■ **WHAT YOU NEED TO DO**
Search the material below for the word "script" and copy every line in which it occurs.

▶

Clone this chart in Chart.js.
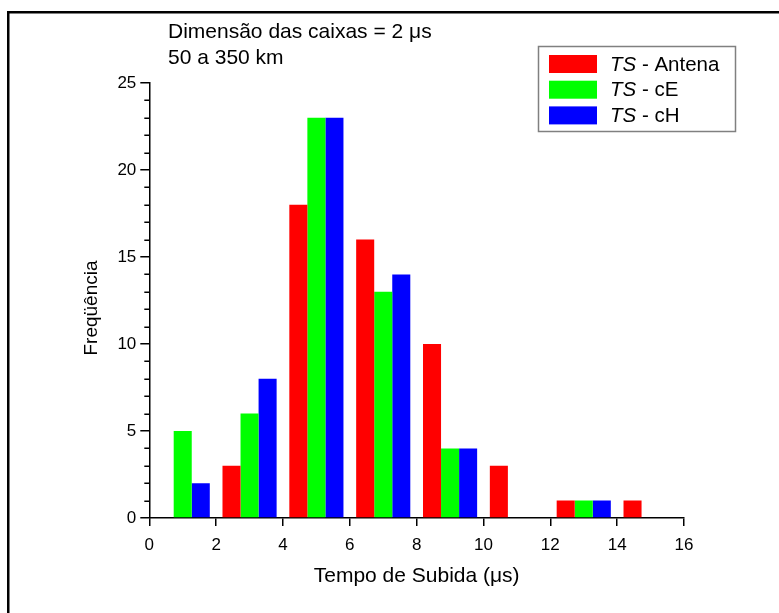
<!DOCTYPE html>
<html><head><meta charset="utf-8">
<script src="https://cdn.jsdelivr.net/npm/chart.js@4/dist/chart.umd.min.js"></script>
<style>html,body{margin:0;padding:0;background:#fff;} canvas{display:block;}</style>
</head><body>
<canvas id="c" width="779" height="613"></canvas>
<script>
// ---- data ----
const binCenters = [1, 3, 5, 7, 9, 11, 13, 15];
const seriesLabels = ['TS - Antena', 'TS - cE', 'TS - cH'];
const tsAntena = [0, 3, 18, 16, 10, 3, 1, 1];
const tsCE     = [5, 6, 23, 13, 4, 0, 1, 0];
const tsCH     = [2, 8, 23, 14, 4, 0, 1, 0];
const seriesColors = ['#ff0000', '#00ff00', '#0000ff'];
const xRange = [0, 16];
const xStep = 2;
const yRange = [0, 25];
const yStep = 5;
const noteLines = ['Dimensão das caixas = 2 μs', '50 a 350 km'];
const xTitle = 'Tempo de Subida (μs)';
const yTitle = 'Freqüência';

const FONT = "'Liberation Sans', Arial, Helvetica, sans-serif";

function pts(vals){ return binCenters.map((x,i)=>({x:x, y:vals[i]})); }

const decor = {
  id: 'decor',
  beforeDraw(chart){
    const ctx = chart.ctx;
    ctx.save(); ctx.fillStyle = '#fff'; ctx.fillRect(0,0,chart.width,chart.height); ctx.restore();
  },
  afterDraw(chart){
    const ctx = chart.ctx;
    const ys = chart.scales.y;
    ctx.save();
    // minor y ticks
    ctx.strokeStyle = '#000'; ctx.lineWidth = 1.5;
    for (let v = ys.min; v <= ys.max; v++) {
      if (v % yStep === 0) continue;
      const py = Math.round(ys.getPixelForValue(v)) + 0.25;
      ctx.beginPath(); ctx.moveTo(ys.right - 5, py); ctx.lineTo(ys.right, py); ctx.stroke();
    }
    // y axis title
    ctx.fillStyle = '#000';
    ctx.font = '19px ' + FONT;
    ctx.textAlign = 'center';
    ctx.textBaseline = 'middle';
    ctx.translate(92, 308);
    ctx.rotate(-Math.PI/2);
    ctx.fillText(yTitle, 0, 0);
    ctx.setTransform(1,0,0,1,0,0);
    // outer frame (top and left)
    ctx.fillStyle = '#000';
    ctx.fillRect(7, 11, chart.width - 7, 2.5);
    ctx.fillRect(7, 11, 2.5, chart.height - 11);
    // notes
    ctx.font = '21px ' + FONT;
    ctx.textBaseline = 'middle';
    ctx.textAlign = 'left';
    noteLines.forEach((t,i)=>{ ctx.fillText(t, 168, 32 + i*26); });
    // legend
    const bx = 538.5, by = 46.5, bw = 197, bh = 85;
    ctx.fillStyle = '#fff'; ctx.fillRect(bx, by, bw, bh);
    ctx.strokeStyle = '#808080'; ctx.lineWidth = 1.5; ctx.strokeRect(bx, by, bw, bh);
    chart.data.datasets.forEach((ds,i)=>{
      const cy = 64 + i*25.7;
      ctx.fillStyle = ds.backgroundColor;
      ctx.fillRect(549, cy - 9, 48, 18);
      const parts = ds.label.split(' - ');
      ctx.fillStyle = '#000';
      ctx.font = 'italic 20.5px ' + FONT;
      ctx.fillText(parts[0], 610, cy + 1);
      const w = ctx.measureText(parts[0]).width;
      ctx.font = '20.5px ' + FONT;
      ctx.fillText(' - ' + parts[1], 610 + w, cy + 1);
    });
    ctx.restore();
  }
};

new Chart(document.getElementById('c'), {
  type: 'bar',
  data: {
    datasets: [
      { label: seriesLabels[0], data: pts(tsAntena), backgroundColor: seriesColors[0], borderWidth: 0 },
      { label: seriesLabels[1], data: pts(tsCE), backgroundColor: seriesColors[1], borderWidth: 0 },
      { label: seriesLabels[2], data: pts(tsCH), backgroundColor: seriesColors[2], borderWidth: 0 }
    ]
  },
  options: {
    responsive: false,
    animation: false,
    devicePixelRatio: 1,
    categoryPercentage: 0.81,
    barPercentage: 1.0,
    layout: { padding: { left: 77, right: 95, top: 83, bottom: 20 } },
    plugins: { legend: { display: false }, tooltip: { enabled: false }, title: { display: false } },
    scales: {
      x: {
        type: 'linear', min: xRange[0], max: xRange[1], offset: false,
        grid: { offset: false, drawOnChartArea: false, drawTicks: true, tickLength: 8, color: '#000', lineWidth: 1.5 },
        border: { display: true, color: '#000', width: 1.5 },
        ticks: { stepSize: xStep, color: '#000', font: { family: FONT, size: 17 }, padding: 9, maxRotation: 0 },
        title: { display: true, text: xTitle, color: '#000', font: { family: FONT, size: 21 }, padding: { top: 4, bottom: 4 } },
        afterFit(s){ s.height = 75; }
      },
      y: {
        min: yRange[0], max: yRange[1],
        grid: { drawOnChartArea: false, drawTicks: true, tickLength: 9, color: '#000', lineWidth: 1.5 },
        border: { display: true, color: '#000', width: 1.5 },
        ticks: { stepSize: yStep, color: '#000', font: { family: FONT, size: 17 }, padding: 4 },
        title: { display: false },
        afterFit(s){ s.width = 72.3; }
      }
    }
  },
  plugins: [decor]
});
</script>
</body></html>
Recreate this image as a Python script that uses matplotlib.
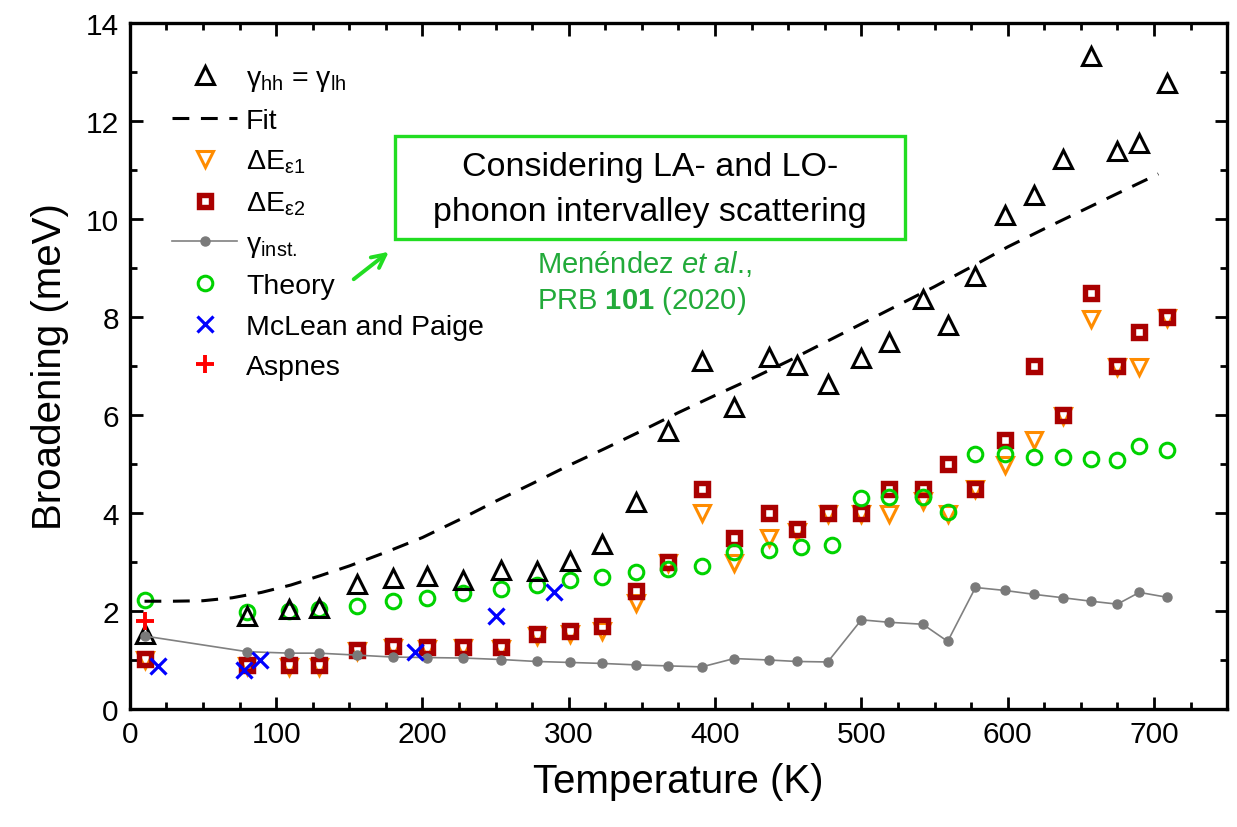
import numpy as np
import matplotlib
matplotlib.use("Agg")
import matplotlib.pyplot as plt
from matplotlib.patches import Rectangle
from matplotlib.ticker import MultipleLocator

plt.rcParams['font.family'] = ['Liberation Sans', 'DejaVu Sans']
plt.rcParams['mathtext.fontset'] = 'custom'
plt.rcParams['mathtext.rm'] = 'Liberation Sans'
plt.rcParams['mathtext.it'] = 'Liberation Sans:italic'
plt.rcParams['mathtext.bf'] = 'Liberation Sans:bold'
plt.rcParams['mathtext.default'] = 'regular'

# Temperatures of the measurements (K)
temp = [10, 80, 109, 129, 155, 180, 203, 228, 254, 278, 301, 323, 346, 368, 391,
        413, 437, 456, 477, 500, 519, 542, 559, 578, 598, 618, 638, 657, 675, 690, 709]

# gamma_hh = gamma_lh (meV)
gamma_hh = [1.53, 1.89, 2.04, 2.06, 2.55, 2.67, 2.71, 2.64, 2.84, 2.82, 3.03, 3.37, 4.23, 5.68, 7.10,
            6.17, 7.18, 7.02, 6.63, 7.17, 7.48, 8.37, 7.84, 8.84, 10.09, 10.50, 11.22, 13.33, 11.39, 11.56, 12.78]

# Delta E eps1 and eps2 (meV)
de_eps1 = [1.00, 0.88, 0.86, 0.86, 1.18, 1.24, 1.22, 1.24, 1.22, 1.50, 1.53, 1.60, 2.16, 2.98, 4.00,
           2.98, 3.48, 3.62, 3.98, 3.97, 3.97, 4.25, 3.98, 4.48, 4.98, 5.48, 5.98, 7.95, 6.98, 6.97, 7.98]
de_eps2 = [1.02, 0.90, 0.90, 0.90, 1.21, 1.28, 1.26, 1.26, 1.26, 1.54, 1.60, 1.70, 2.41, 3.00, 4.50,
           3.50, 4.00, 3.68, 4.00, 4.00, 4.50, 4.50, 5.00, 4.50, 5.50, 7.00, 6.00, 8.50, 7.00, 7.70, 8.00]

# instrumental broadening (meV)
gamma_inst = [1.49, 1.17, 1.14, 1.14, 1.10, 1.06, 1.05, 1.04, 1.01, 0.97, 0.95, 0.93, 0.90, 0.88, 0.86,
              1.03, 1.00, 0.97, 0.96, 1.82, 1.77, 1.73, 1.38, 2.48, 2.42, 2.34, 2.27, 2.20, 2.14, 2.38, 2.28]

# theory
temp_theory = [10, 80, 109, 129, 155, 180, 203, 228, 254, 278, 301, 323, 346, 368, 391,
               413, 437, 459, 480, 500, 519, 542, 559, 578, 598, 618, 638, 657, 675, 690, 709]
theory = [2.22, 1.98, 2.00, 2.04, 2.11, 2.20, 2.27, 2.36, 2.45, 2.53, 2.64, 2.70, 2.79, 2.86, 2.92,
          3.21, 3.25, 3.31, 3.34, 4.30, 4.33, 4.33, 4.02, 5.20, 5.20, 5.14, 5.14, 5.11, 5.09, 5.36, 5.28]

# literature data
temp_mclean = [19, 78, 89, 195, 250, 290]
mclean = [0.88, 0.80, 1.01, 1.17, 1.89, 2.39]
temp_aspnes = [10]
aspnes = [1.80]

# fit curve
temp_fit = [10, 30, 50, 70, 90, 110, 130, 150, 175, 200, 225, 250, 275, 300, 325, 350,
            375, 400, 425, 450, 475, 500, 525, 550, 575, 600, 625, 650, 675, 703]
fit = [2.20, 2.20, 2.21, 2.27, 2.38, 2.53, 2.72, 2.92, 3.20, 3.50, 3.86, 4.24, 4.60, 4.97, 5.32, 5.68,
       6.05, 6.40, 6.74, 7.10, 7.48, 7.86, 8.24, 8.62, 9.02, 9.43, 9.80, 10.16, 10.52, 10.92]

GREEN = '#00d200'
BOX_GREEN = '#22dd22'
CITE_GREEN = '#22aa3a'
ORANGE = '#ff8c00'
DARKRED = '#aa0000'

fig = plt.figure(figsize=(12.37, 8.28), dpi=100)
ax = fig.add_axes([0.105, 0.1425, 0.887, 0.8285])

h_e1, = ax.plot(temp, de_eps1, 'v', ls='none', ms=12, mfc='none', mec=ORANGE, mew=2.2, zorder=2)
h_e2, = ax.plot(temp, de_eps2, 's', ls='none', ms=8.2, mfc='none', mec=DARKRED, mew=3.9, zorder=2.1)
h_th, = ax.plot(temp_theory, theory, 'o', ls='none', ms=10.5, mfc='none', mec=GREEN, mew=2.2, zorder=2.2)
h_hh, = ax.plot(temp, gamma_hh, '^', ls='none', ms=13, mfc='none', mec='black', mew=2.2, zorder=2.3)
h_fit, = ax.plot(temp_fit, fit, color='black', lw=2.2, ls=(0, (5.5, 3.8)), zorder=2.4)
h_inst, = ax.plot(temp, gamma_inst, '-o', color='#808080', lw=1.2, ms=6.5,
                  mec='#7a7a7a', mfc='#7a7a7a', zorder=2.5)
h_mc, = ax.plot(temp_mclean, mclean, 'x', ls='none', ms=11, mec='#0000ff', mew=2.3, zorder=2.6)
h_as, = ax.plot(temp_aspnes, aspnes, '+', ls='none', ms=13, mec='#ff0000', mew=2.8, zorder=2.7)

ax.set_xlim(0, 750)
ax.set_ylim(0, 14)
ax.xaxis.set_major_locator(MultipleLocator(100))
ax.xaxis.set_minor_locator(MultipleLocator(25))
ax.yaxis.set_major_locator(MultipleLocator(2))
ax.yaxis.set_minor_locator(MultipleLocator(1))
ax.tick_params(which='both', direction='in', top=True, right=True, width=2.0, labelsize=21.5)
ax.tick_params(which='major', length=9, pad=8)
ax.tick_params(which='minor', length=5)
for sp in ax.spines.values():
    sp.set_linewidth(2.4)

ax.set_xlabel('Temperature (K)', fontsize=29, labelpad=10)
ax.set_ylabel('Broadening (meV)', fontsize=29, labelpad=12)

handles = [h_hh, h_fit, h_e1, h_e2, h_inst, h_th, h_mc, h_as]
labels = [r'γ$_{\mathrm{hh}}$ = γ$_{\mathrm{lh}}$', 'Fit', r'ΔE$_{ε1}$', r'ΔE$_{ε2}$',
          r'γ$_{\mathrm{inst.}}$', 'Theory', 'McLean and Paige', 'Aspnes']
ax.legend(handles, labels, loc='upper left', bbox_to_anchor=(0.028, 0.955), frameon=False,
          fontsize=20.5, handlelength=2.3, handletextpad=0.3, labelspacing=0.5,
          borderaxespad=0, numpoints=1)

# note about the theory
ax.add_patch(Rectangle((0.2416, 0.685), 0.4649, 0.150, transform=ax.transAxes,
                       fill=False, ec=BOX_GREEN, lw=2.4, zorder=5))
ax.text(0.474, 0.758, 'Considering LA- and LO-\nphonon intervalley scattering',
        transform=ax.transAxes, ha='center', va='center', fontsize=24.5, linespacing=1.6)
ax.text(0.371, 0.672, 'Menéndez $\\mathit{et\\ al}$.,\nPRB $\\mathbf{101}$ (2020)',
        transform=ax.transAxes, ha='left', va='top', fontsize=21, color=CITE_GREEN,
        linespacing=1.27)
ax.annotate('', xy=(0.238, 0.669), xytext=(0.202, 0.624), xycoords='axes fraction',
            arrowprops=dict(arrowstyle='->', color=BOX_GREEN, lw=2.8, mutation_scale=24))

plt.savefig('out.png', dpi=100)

◀

■ **FINAL RESULT**
<script src="https://cdn.jsdelivr.net/npm/chart.js@4/dist/chart.umd.min.js"></script>
<script>
</script>
Recreate this image as a Python script that uses matplotlib.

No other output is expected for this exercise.